DATA BLOCK:
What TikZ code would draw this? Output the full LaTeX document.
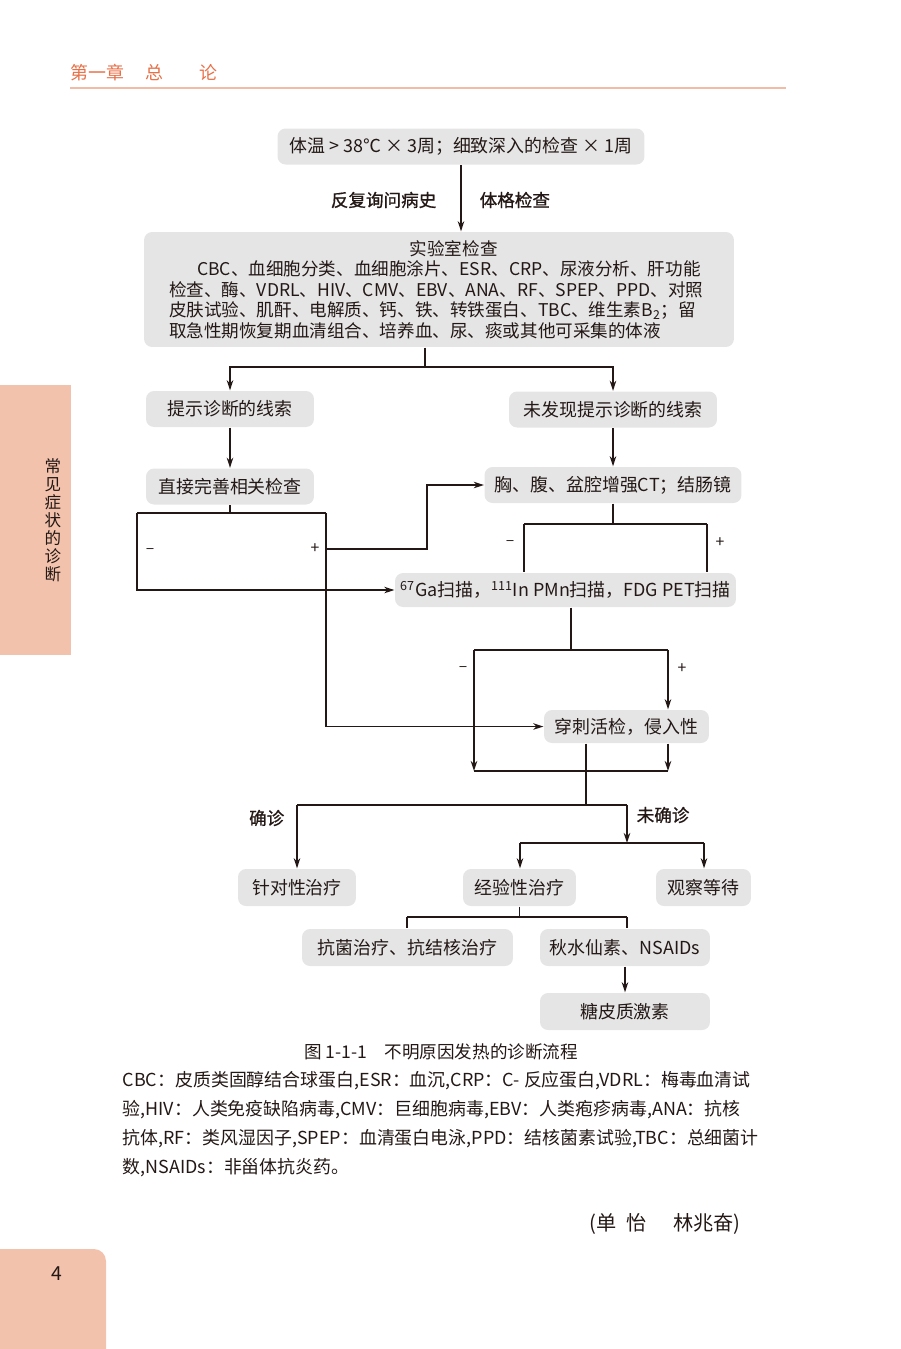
\documentclass[tikz,border=0pt]{standalone}
\usepackage{fontspec}
\setmainfont{Noto Sans CJK SC}
\newfontfamily\medium[FakeBold=0.9]{Noto Sans CJK SC}
\usetikzlibrary{arrows.meta}
\definecolor{boxgray}{RGB}{229,229,230}
\definecolor{ink}{RGB}{35,24,21}
\definecolor{tabpink}{RGB}{242,194,172}
\definecolor{headred}{RGB}{231,112,72}
\definecolor{headline}{RGB}{243,187,165}

\begin{document}
\begin{tikzpicture}[x=0.02cm,y=-0.02cm,color=ink,line width=0.8pt,
				>={Stealth[length=0.2cm,width=0.13cm,inset=0.06cm]},
				main node/.style = {fill=boxgray,rounded corners=0.16cm,inner sep=0pt,minimum height=0.72cm,font=\fontsize{10.2pt}{12pt}\selectfont},
				tag/.style = {inner sep=0pt,font=\fontsize{10pt}{12pt}\medium},
				sign/.style = {inner sep=0pt,font=\fontsize{9pt}{10pt}\selectfont}]
				
				\useasboundingbox (0,0) rectangle (900,1349);
				
				\node[anchor=west,inner sep=0pt,text=headred,font=\fontsize{10.2pt}{12pt}\selectfont] (30) at (70,73) {第一章\hspace{1.2em}总\hspace{2em}论};
				\draw[headline,line width=1.1pt] (70,88) -- (786,88);
				\fill[tabpink] (0,385) rectangle (71,655);
				\node[align=center,inner sep=0pt,font=\fontsize{9.4pt}{10.2pt}\selectfont] (31) at (53,520.5) {常\\见\\症\\状\\的\\诊\\断};
				\fill[tabpink] (0,1349) -- (0,1249) [rounded corners=0.24cm] -- (106,1249) [sharp corners] -- (106,1349) -- cycle;
				\node[font=\fontsize{11pt}{12pt}\selectfont] (32) at (57,1274) {4};
				
				\node[main node,minimum width=7.34cm] (1) at (461,146.5) {体温 > 38℃ × 3周；细致深入的检查 × 1周};
				\node[main node,minimum width=11.8cm,minimum height=2.3cm,text width=10.8cm,align=left,font=\fontsize{10pt}{11.7pt}\selectfont] (2) at (439,289.5) {\hspace*{13.7em}实验室检查\\
				\hspace*{1.6em}CBC、血细胞分类、血细胞涂片、ESR、CRP、尿液分析、肝功能\\
				检查、酶、VDRL、HIV、CMV、EBV、ANA、RF、SPEP、PPD、对照\\
				皮肤试验、肌酐、电解质、钙、铁、转铁蛋白、TBC、维生素B\textsubscript{2}；留\\
				取急性期恢复期血清组合、培养血、尿、痰或其他可采集的体液};
				\node[main node,minimum width=3.36cm] (3) at (230,409) {提示诊断的线索};
				\node[main node,minimum width=4.16cm] (4) at (613,409.5) {未发现提示诊断的线索};
				\node[main node,minimum width=3.36cm] (5) at (230,486.5) {直接完善相关检查};
				\node[main node,minimum width=5.14cm] (6) at (613,485) {胸、腹、盆腔增强CT；结肠镜};
				\node[main node,minimum width=6.82cm,minimum height=0.68cm] (7) at (565.5,590) {\textsuperscript{67}Ga扫描，\textsuperscript{111}In PMn扫描，FDG PET扫描};
				\node[main node,minimum width=3.3cm,minimum height=0.66cm] (8) at (626.5,726.5) {穿刺活检，侵入性};
				\node[main node,minimum width=2.36cm,minimum height=0.74cm] (9) at (297,887.5) {针对性治疗};
				\node[main node,minimum width=2.26cm,minimum height=0.74cm] (10) at (519.5,887.5) {经验性治疗};
				\node[main node,minimum width=1.9cm,minimum height=0.74cm] (11) at (703.5,887.5) {观察等待};
				\node[main node,minimum width=4.22cm,minimum height=0.74cm] (12) at (407.5,947.5) {抗菌治疗、抗结核治疗};
				\node[main node,minimum width=3.4cm,minimum height=0.74cm] (13) at (625,947.5) {秋水仙素、NSAIDs};
				\node[main node,minimum width=3.4cm,minimum height=0.74cm] (14) at (625,1011.5) {糖皮质激素};
				
				\draw[->] (1.south) -- (1.south |- 2.north);
				\node[tag,anchor=east] (15) at (437,200) {反复询问病史};
				\node[tag,anchor=west] (16) at (479,200) {体格检查};
				
				\coordinate (a1) at (425,367);
				\draw (a1 |- 2.south) -- (a1);
				\draw[->] (a1) -| (3.north);
				\draw[->] (a1) -| (4.north);
				\draw[->] (3) -- (5);
				\draw[->] (4) -- (6);
				
				\coordinate (b1) at (137,513);
				\coordinate (b2) at (326,513);
				\coordinate (b3) at (326,549);
				\draw (5.south) -- (5.south |- b1);
				\draw (b1) -- (b2);
				\draw[->] (b1) |- (7.west);
				\draw[->] (b2) |- (8.west);
				\draw[->] (b3) -- ++(101,0) |- (6.west);
				\node[sign] (17) at (150,551) {--};
				\node[sign] (18) at (315,549) {+};
				
				\coordinate (c1) at (524,524);
				\coordinate (c2) at (707,524);
				\draw (6.south) -- (6.south |- c1);
				\draw (c1) -- (c2);
				\draw (c1) -- (c1 |- 7.north);
				\draw (c2) -- (c2 |- 7.north);
				\node[sign] (19) at (510,543) {--};
				\node[sign] (20) at (720,543) {+};
				
				\coordinate (d0) at (571,650);
				\coordinate (d1) at (474,650);
				\coordinate (d2) at (668,650);
				\coordinate (e1) at (474,771);
				\coordinate (e2) at (668,771);
				\draw (d0 |- 7.south) -- (d0);
				\draw (d1) -- (d2);
				\draw[->] (d2) -- (d2 |- 8.north);
				\draw[->] (d1) -- (e1);
				\draw[->] (e2 |- 8.south) -- (e2);
				\draw (e1) -- (e2);
				\node[sign] (21) at (463,669) {--};
				\node[sign] (22) at (682,669) {+};
				
				\coordinate (f0) at (586,805);
				\coordinate (f1) at (297,805);
				\coordinate (f2) at (627,805);
				\coordinate (g0) at (627,843);
				\coordinate (g1) at (520,843);
				\coordinate (g2) at (704,843);
				\draw (f0 |- 8.south) -- (f0);
				\draw (f1) -- (f2);
				\draw[->] (f1) -- (9.north);
				\draw[->] (f2) -- (g0);
				\draw (g1) -- (g2);
				\draw[->] (g1) -- (g1 |- 10.north);
				\draw[->] (g2) -- (g2 |- 11.north);
				\node[tag,anchor=east] (23) at (285,818) {确诊};
				\node[tag,anchor=west] (24) at (636,815) {未确诊};
				
				\coordinate (h1) at (407,917);
				\coordinate (h2) at (627,917);
				\draw (10.south) -- (10.south |- h1);
				\draw (h1) -- (h2);
				\draw (h1) -- (h1 |- 12.north);
				\draw (h2) -- (h2 |- 13.north);
				\draw[->] (13) -- (14);
				
				\node[font=\fontsize{10pt}{12pt}\selectfont] (34) at (441,1052) {图 1-1-1\hspace{1em}不明原因发热的诊断流程};
				\node[anchor=west,align=left,inner sep=0pt,font=\fontsize{10.2pt}{16.5pt}\selectfont] (35) at (122,1124.5) {CBC：皮质类固醇结合球蛋白,ESR：血沉,CRP：C- 反应蛋白,VDRL：梅毒血清试\\
				验,HIV：人类免疫缺陷病毒,CMV：巨细胞病毒,EBV：人类疱疹病毒,ANA：抗核\\
				抗体,RF：类风湿因子,SPEP：血清蛋白电泳,PPD：结核菌素试验,TBC：总细菌计\\
				数,NSAIDs：非甾体抗炎药。};
				\node[anchor=east,font=\fontsize{11.5pt}{12pt}\selectfont] (33) at (747,1224) {(单\hspace{0.5em}怡\hspace{1.3em}林兆奋)};
				
				\end{tikzpicture}
\end{document}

WHAT THE EXERCISE ASKS: Copy the listing exactly. Any image in it stays out of the copy.

WORKED SOLUTION:
What TikZ code would draw this? Output the full LaTeX document.
\documentclass[tikz,border=0pt]{standalone}
\usepackage{fontspec}
\setmainfont{Noto Sans CJK SC}
\newfontfamily\medium[FakeBold=0.9]{Noto Sans CJK SC}
\usetikzlibrary{arrows.meta}
\definecolor{boxgray}{RGB}{229,229,230}
\definecolor{ink}{RGB}{35,24,21}
\definecolor{tabpink}{RGB}{242,194,172}
\definecolor{headred}{RGB}{231,112,72}
\definecolor{headline}{RGB}{243,187,165}

\begin{document}
\begin{tikzpicture}[x=0.02cm,y=-0.02cm,color=ink,line width=0.8pt,
				>={Stealth[length=0.2cm,width=0.13cm,inset=0.06cm]},
				main node/.style = {fill=boxgray,rounded corners=0.16cm,inner sep=0pt,minimum height=0.72cm,font=\fontsize{10.2pt}{12pt}\selectfont},
				tag/.style = {inner sep=0pt,font=\fontsize{10pt}{12pt}\medium},
				sign/.style = {inner sep=0pt,font=\fontsize{9pt}{10pt}\selectfont}]
				
				\useasboundingbox (0,0) rectangle (900,1349);
				
				\node[anchor=west,inner sep=0pt,text=headred,font=\fontsize{10.2pt}{12pt}\selectfont] (30) at (70,73) {第一章\hspace{1.2em}总\hspace{2em}论};
				\draw[headline,line width=1.1pt] (70,88) -- (786,88);
				\fill[tabpink] (0,385) rectangle (71,655);
				\node[align=center,inner sep=0pt,font=\fontsize{9.4pt}{10.2pt}\selectfont] (31) at (53,520.5) {常\\见\\症\\状\\的\\诊\\断};
				\fill[tabpink] (0,1349) -- (0,1249) [rounded corners=0.24cm] -- (106,1249) [sharp corners] -- (106,1349) -- cycle;
				\node[font=\fontsize{11pt}{12pt}\selectfont] (32) at (57,1274) {4};
				
				\node[main node,minimum width=7.34cm] (1) at (461,146.5) {体温 > 38℃ × 3周；细致深入的检查 × 1周};
				\node[main node,minimum width=11.8cm,minimum height=2.3cm,text width=10.8cm,align=left,font=\fontsize{10pt}{11.7pt}\selectfont] (2) at (439,289.5) {\hspace*{13.7em}实验室检查\\
				\hspace*{1.6em}CBC、血细胞分类、血细胞涂片、ESR、CRP、尿液分析、肝功能\\
				检查、酶、VDRL、HIV、CMV、EBV、ANA、RF、SPEP、PPD、对照\\
				皮肤试验、肌酐、电解质、钙、铁、转铁蛋白、TBC、维生素B\textsubscript{2}；留\\
				取急性期恢复期血清组合、培养血、尿、痰或其他可采集的体液};
				\node[main node,minimum width=3.36cm] (3) at (230,409) {提示诊断的线索};
				\node[main node,minimum width=4.16cm] (4) at (613,409.5) {未发现提示诊断的线索};
				\node[main node,minimum width=3.36cm] (5) at (230,486.5) {直接完善相关检查};
				\node[main node,minimum width=5.14cm] (6) at (613,485) {胸、腹、盆腔增强CT；结肠镜};
				\node[main node,minimum width=6.82cm,minimum height=0.68cm] (7) at (565.5,590) {\textsuperscript{67}Ga扫描，\textsuperscript{111}In PMn扫描，FDG PET扫描};
				\node[main node,minimum width=3.3cm,minimum height=0.66cm] (8) at (626.5,726.5) {穿刺活检，侵入性};
				\node[main node,minimum width=2.36cm,minimum height=0.74cm] (9) at (297,887.5) {针对性治疗};
				\node[main node,minimum width=2.26cm,minimum height=0.74cm] (10) at (519.5,887.5) {经验性治疗};
				\node[main node,minimum width=1.9cm,minimum height=0.74cm] (11) at (703.5,887.5) {观察等待};
				\node[main node,minimum width=4.22cm,minimum height=0.74cm] (12) at (407.5,947.5) {抗菌治疗、抗结核治疗};
				\node[main node,minimum width=3.4cm,minimum height=0.74cm] (13) at (625,947.5) {秋水仙素、NSAIDs};
				\node[main node,minimum width=3.4cm,minimum height=0.74cm] (14) at (625,1011.5) {糖皮质激素};
				
				\draw[->] (1.south) -- (1.south |- 2.north);
				\node[tag,anchor=east] (15) at (437,200) {反复询问病史};
				\node[tag,anchor=west] (16) at (479,200) {体格检查};
				
				\coordinate (a1) at (425,367);
				\draw (a1 |- 2.south) -- (a1);
				\draw[->] (a1) -| (3.north);
				\draw[->] (a1) -| (4.north);
				\draw[->] (3) -- (5);
				\draw[->] (4) -- (6);
				
				\coordinate (b1) at (137,513);
				\coordinate (b2) at (326,513);
				\coordinate (b3) at (326,549);
				\draw (5.south) -- (5.south |- b1);
				\draw (b1) -- (b2);
				\draw[->] (b1) |- (7.west);
				\draw[->] (b2) |- (8.west);
				\draw[->] (b3) -- ++(101,0) |- (6.west);
				\node[sign] (17) at (150,551) {--};
				\node[sign] (18) at (315,549) {+};
				
				\coordinate (c1) at (524,524);
				\coordinate (c2) at (707,524);
				\draw (6.south) -- (6.south |- c1);
				\draw (c1) -- (c2);
				\draw (c1) -- (c1 |- 7.north);
				\draw (c2) -- (c2 |- 7.north);
				\node[sign] (19) at (510,543) {--};
				\node[sign] (20) at (720,543) {+};
				
				\coordinate (d0) at (571,650);
				\coordinate (d1) at (474,650);
				\coordinate (d2) at (668,650);
				\coordinate (e1) at (474,771);
				\coordinate (e2) at (668,771);
				\draw (d0 |- 7.south) -- (d0);
				\draw (d1) -- (d2);
				\draw[->] (d2) -- (d2 |- 8.north);
				\draw[->] (d1) -- (e1);
				\draw[->] (e2 |- 8.south) -- (e2);
				\draw (e1) -- (e2);
				\node[sign] (21) at (463,669) {--};
				\node[sign] (22) at (682,669) {+};
				
				\coordinate (f0) at (586,805);
				\coordinate (f1) at (297,805);
				\coordinate (f2) at (627,805);
				\coordinate (g0) at (627,843);
				\coordinate (g1) at (520,843);
				\coordinate (g2) at (704,843);
				\draw (f0 |- 8.south) -- (f0);
				\draw (f1) -- (f2);
				\draw[->] (f1) -- (9.north);
				\draw[->] (f2) -- (g0);
				\draw (g1) -- (g2);
				\draw[->] (g1) -- (g1 |- 10.north);
				\draw[->] (g2) -- (g2 |- 11.north);
				\node[tag,anchor=east] (23) at (285,818) {确诊};
				\node[tag,anchor=west] (24) at (636,815) {未确诊};
				
				\coordinate (h1) at (407,917);
				\coordinate (h2) at (627,917);
				\draw (10.south) -- (10.south |- h1);
				\draw (h1) -- (h2);
				\draw (h1) -- (h1 |- 12.north);
				\draw (h2) -- (h2 |- 13.north);
				\draw[->] (13) -- (14);
				
				\node[font=\fontsize{10pt}{12pt}\selectfont] (34) at (441,1052) {图 1-1-1\hspace{1em}不明原因发热的诊断流程};
				\node[anchor=west,align=left,inner sep=0pt,font=\fontsize{10.2pt}{16.5pt}\selectfont] (35) at (122,1124.5) {CBC：皮质类固醇结合球蛋白,ESR：血沉,CRP：C- 反应蛋白,VDRL：梅毒血清试\\
				验,HIV：人类免疫缺陷病毒,CMV：巨细胞病毒,EBV：人类疱疹病毒,ANA：抗核\\
				抗体,RF：类风湿因子,SPEP：血清蛋白电泳,PPD：结核菌素试验,TBC：总细菌计\\
				数,NSAIDs：非甾体抗炎药。};
				\node[anchor=east,font=\fontsize{11.5pt}{12pt}\selectfont] (33) at (747,1224) {(单\hspace{0.5em}怡\hspace{1.3em}林兆奋)};
				
				\end{tikzpicture}
\end{document}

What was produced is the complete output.